Tumiran mengemukakan bahwa jumlah alokasi dana untuk subsidi BBM selama ini terlampau besar. Ia menyebut, setiap tahun pemerintah mengeluarkan setidaknya sebesar Rp 300 triliun. Menurut Tumiran, ke depan jumlah maksimal yang bisa dikeluarkan pemerintah hanya setengahnya.

“Sementara sisa yang Rp150 triliun, bisa untuk bangun infrastruktur. Tetapi, jangan dibagi ke Kementerian, itu sama saja menguap,” kata Tumiran.

Ia menjelaskan, skenario pembangunan infrastruktur yang dimaksud tak lari dari pembangunan di sektor energi. Tumiran mengatakan, pembangunan itu bisa berupa peningkatan elektrifikasi nasional. Cara yang dinilainya efektif adalah dengan penambahan pembangkit listrik secara lebih masif.

Tumiran membandingkan elektrifikasi Indonesia dengan negara tetangga seperti Malaysia dan Singapura. Menurutnya, Indonesia masih jauh tertinggal. Padahal, ia mengingatkan jumlah penduduk kedua negara tetangga itu lebih sedikit dibanding Indonesia.

“Di Malaysia per kapita sudah mencapai 1 Kilowatt, Singapura sudah 2,5 Kilowatt, sementara Indonesia masih seperempat Kilowatt. Itu masih jauh sekali,” ujarnya prihatin.

Dirinya pun meyakini peningkatan elektrifikasi nasional bisa menjadi prioritas pemerintah baru mendatang. Pasalnya, Tumiran menegaskan, pihaknya akan terus mengawal agar lembaga eksekutif patuh terhadap rekomendasi yang dibuat DEN. Terlebih lagi, Kebijakan Energi Nasional (KEN) sudah ditandatangani Presiden saat ini yang juga sekaligus menjabat sebagai ketua DEN.

“KEN kan sudah disetujui. Nanti akan keluar lagi produk turunannya dalam bentuk Peraturan Pemerintah diikuti Rencana Umum Energi Nasional (RUEN). Dari situ akan jadi acuan di pusat dan daerah,” jelasnya.

Sebelumnya, Direktur Jenderal Ketenagalistrikan Kementerian Energi dan Sumber Daya Mineral, Jarman mengatakan bahwa Indonesia kian mendekati krisis listrik.
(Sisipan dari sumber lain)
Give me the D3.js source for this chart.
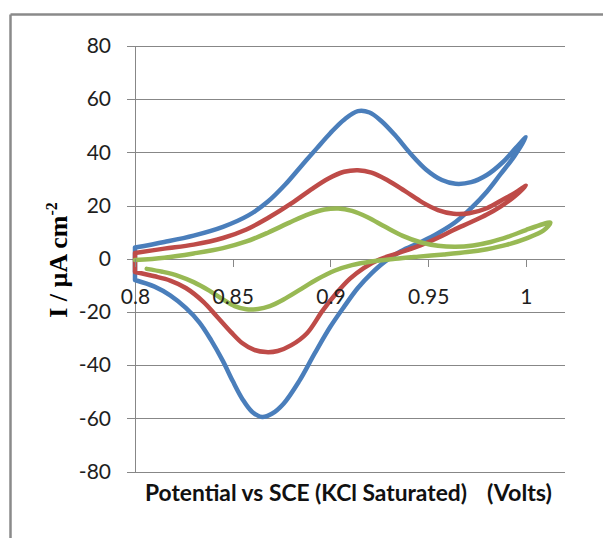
<!DOCTYPE html>
<html>
<head>
<meta charset="utf-8">
<script src="https://cdn.jsdelivr.net/npm/d3@7"></script>
<style>
  html, body { margin: 0; padding: 0; background: #fff; }
  svg { display: block; }
  .tick text { font-family: Lato, "Open Sans", sans-serif; font-size: 21px; fill: #1e1e1e; }
</style>
</head>
<body>
<script>
// cyclic voltammograms, [potential (V), current (µA cm-2)], forward sweep then reverse
const blueCurve = [
  [0.800, 4.2], [0.815, 6.3], [0.830, 8.7], [0.845, 12.0], [0.858, 16.3], [0.868, 21.5],
  [0.877, 28.0], [0.885, 34.8], [0.893, 41.5], [0.900, 47.3], [0.907, 52.3], [0.914, 55.5],
  [0.920, 55.0], [0.926, 51.8], [0.933, 46.5], [0.941, 39.5], [0.949, 33.5], [0.957, 29.6],
  [0.964, 28.2], [0.972, 28.8], [0.980, 31.5], [0.988, 36.2], [0.995, 41.8], [1.000, 45.7],
  [0.994, 38.5], [0.987, 31.8], [0.980, 25.2], [0.972, 19.0], [0.964, 13.8], [0.955, 9.6],
  [0.946, 6.2], [0.936, 2.8], [0.928, -1.0], [0.921, -5.5], [0.914, -11.0], [0.907, -18.0],
  [0.900, -25.5], [0.892, -35.5], [0.884, -46.0], [0.876, -54.5], [0.870, -58.3], [0.865, -59.5],
  [0.860, -57.6], [0.855, -52.8], [0.850, -46.0], [0.845, -38.5], [0.839, -30.7], [0.833, -24.0],
  [0.826, -18.5], [0.818, -13.8], [0.810, -10.5], [0.800, -8.0]
]
const redCurve = [
  [0.800, 2.2], [0.815, 3.8], [0.830, 5.3], [0.845, 7.8], [0.857, 11.0], [0.868, 15.3],
  [0.880, 20.8], [0.890, 26.0], [0.899, 30.2], [0.907, 32.7], [0.914, 33.3], [0.921, 32.4],
  [0.929, 29.6], [0.938, 25.5], [0.947, 21.2], [0.955, 18.3], [0.963, 16.9], [0.971, 17.1],
  [0.980, 19.0], [0.989, 22.6], [0.995, 25.0], [1.000, 27.5],
  [0.994, 23.3], [0.987, 19.6], [0.980, 16.6], [0.972, 13.8], [0.963, 10.8], [0.955, 7.9],
  [0.946, 5.0], [0.935, 2.2], [0.925, -0.3], [0.917, -3.5], [0.910, -7.5], [0.903, -13.0],
  [0.896, -19.5], [0.888, -28.0], [0.880, -32.5], [0.873, -34.7], [0.867, -35.1], [0.861, -34.3],
  [0.855, -31.8], [0.849, -27.5], [0.842, -21.8], [0.835, -16.2], [0.826, -11.0], [0.818, -8.2],
  [0.810, -6.6], [0.800, -5.0]
]
const greenCurve = [
  [0.800, -0.5], [0.815, 0.4], [0.830, 2.0], [0.845, 4.0], [0.857, 6.5], [0.868, 9.8],
  [0.879, 13.6], [0.889, 16.8], [0.897, 18.5], [0.904, 18.9], [0.911, 18.0], [0.919, 15.6],
  [0.928, 12.0], [0.937, 8.6], [0.946, 6.2], [0.955, 4.9], [0.964, 4.5], [0.973, 5.0],
  [0.982, 6.3], [0.991, 8.3], [1.000, 10.8], [1.007, 12.6], [1.0125, 13.6],
  [1.009, 10.6], [1.000, 7.6], [0.990, 5.2], [0.980, 3.6], [0.970, 2.5], [0.958, 1.6],
  [0.945, 0.8], [0.933, 0.0], [0.921, -1.0], [0.911, -2.4], [0.902, -4.5], [0.893, -7.8],
  [0.884, -11.8], [0.876, -15.3], [0.869, -17.8], [0.863, -18.9], [0.857, -19.0], [0.851, -17.8],
  [0.845, -15.3], [0.838, -12.0], [0.830, -8.8], [0.822, -6.4], [0.814, -4.9], [0.806, -3.8]
]
const seriesColors = ["#4a7ebb", "#be4b48", "#98b954"]
const closedLoop = [true, true, false]

const xTicks = [0.8, 0.85, 0.9, 0.95, 1]
const yTicks = [-80, -60, -40, -20, 0, 20, 40, 60, 80]

const svgWidth = 603
const svgHeight = 538
const margin = { top: 46, left: 135, right: 38, bottom: 66.5 }
const w = svgWidth - margin.left - margin.right
const h = svgHeight - margin.top - margin.bottom

const xScale = d3.scaleLinear().domain([0.8, 1.02]).range([0, w])
const yScale = d3.scaleLinear().domain([-80, 80]).range([h, 0])

const svg = d3.select("body").append("svg")
  .attr("width", svgWidth)
  .attr("height", svgHeight)

// outer frame (only top and left edges are visible)
svg.append("line").attr("x1", 10.5).attr("y1", 14.5).attr("x2", svgWidth).attr("y2", 14.5)
  .attr("stroke", "#8a8a8a").attr("stroke-width", 2.5)
svg.append("line").attr("x1", 10.5).attr("y1", 14.5).attr("x2", 10.5).attr("y2", svgHeight)
  .attr("stroke", "#8a8a8a").attr("stroke-width", 2.5)

const g = svg.append("g")
  .attr("transform", "translate(" + margin.left + "," + margin.top + ")")

// horizontal gridlines + y labels
const yAxis = d3.axisLeft(yScale)
  .tickValues(yTicks)
  .tickSizeInner(-w)
  .tickSizeOuter(0)
  .tickPadding(24)
  .tickFormat(d => String(d))
const yG = g.append("g").call(yAxis)
yG.select(".domain").remove()
yG.selectAll(".tick line")
  .attr("x1", -8)
  .attr("stroke", "#878787")
  .attr("shape-rendering", "crispEdges")

// vertical axis line
g.append("line")
  .attr("x1", 0).attr("x2", 0)
  .attr("y1", yScale(80)).attr("y2", yScale(-80))
  .attr("stroke", "#878787")
  .attr("shape-rendering", "crispEdges")

// the curves
const line = d3.line()
  .x(d => xScale(d[0]))
  .y(d => yScale(d[1]))
  .curve(d3.curveCatmullRom.alpha(0.5))

const curves = [blueCurve, redCurve, greenCurve]
curves.forEach(function (pts, i) {
  let path = line(pts)
  if (closedLoop[i]) path += "L" + xScale(pts[0][0]) + "," + yScale(pts[0][1])
  g.append("path")
    .attr("d", path)
    .attr("fill", "none")
    .attr("stroke", seriesColors[i])
    .attr("stroke-width", 4.5)
    .attr("stroke-linejoin", "round")
    .attr("stroke-linecap", "round")
})

// x axis crossing at 0
const xAxis = d3.axisBottom(xScale)
  .tickValues(xTicks)
  .tickSizeInner(8)
  .tickSizeOuter(0)
  .tickPadding(22)
  .tickFormat(d => String(d))
const xG = g.append("g")
  .attr("transform", "translate(0," + yScale(0) + ")")
  .call(xAxis)
xG.select(".domain").remove()
xG.selectAll(".tick line")
  .attr("stroke", "#878787")
  .attr("shape-rendering", "crispEdges")

// x-axis title
svg.append("text")
  .attr("x", 145)
  .attr("y", 501)
  .attr("textLength", 322)
  .attr("lengthAdjust", "spacingAndGlyphs")
  .style("font-family", "Lato, sans-serif")
  .style("font-weight", "bold")
  .style("font-size", "22px")
  .style("fill", "#111")
  .text("Potential vs SCE (KCl Saturated)")
svg.append("text")
  .attr("x", 487)
  .attr("y", 501)
  .attr("textLength", 65)
  .attr("lengthAdjust", "spacingAndGlyphs")
  .style("font-family", "Lato, sans-serif")
  .style("font-weight", "bold")
  .style("font-size", "22px")
  .style("fill", "#111")
  .text("(Volts)")

// y-axis title
const yTitle = svg.append("text")
  .attr("transform", "translate(67,260) rotate(-90)")
  .attr("text-anchor", "middle")
  .style("font-family", "'Liberation Serif', 'Times New Roman', serif")
  .style("font-weight", "bold")
  .style("font-size", "26px")
  .style("fill", "#000")
yTitle.append("tspan").text("I / \u00b5A cm")
yTitle.append("tspan")
  .attr("dy", -10)
  .style("font-size", "16px")
  .text("-2")
</script>
</body>
</html>
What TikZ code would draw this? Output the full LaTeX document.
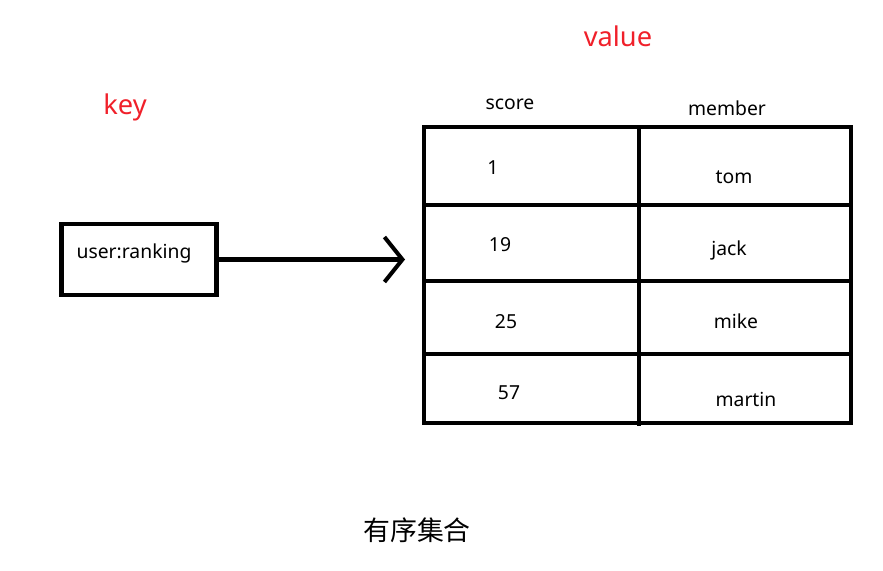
\documentclass[tikz,border=0pt]{standalone}
\usepackage{fontspec}
\setmainfont{Noto Sans}
\newfontfamily\cjk{Noto Sans CJK SC}
\usepackage{tikz}
\usetikzlibrary{arrows.meta, positioning}
\definecolor{keyred}{HTML}{F0202A}
\definecolor{ink}{HTML}{000000}
\tikzstyle{keybox}  = [rectangle, draw=ink, line width=2.3pt, minimum width=3.1cm,
                       minimum height=1.42cm, inner sep=0pt]
\tikzstyle{cell}    = [font=\fontsize{11}{13}\selectfont, inner sep=0pt]
\tikzstyle{title}   = [text=keyred, font=\fontsize{15.5}{18}\selectfont, inner sep=0pt]
\tikzstyle{grid}    = [draw=ink, line width=2.3pt]
\tikzstyle{arrow}   = [-{Straight Barb[length=0.36cm, width=0.9cm, line width=2.3pt]},
                       line width=2.3pt, color=ink, line cap=round]

\begin{document}
\begin{tikzpicture}[x=0.02cm, y=-0.02cm]
  \useasboundingbox (0,0) rectangle (883,571);

  %% Key side
  \node[title] (keylbl) at (125,107) {key};
  \node[keybox] (key) at (139,259.5) {};
  \node[cell] (keytxt) at (134,253) {user:ranking};

  %% Value side
  \node[title] (vallbl) at (618,36) {value};
  \node[cell] (score) at (510,104) {score};
  \node[cell] (member) at (727,108) {member};

  %% Table frame
  \node[grid, rectangle, minimum width=8.54cm, minimum height=5.92cm,
        inner sep=0pt] (tbl) at (637.5,275) {};
  \draw[grid] (639,127) -- (639,426);
  \foreach \y in {205,281,354}
    \draw[grid] (tbl.west |- 0,\y) -- (tbl.east |- 0,\y);

  %% Scores
  \node[cell] (s1) at (493,168) {1};
  \node[cell] (s2) at (500,245) {19};
  \node[cell] (s3) at (506,322) {25};
  \node[cell] (s4) at (509,393) {57};

  %% Members
  \node[cell] (m1) at (734,177) {tom};
  \node[cell] (m2) at (729,250) {jack};
  \node[cell] (m3) at (736,321) {mike};
  \node[cell] (m4) at (746,399) {martin};

  %% Caption
  \node[font=\cjk\fontsize{15.3}{18}\selectfont] (cap) at (417,530) {有序集合};

  %% Arrow
  \draw[arrow, shorten >=0.34cm] (key.east) -- (tbl.west |- key.east);

\end{tikzpicture}
\end{document}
Menurut perhitungannya, pada tahun 2018 hal itu bisa saja terjadi. Lebih parah lagi, Jarman memprediksi, krisis listrik tak hanya akan terjadi di Pulau Jawa saja.

“Mandeknya pembangunan mega proyek PLTU Batang, Jawa Tengah bisa memicu krisis listrik se-Indonesia. Indonesia akan terancam krisis listrik pada 2018. Bukan cuma Jawa, tapi ini se-Indonesia," ungkapnya.

Ia menjabarkan, ancaman krisis listrik itu terjadi lantaran PLN tidak mampu menyediakan tambahan listrik setiap tahunnya sebesar 5.000 MW. Hal ini menurut Jarman, akibat keterbatasan dana. Ia melihat, neraca keuanga PLN tidak bisa memenuhi kebutuhan listrik, walau sudah kerjasama dengan pihak swasta dengan membeli listrik dengan mekanisme IPP (Independent Power Producer/listrik swasta).

“Faktanya saat ini dengan tambahan kebutuhan listrik 5.000 MW per tahun, namun yang bisa dipenuhi sekitar 4.000 MW per tahun artinya ada defisit listrik 1.000 MW per tahun. Makanya jika tidak ada langkah stategis yang cepat kita ambil, 2018 kita defisit listrik, apalagi untuk membangun pembangkit butuh waktu 3-4 tahun," tutupnya.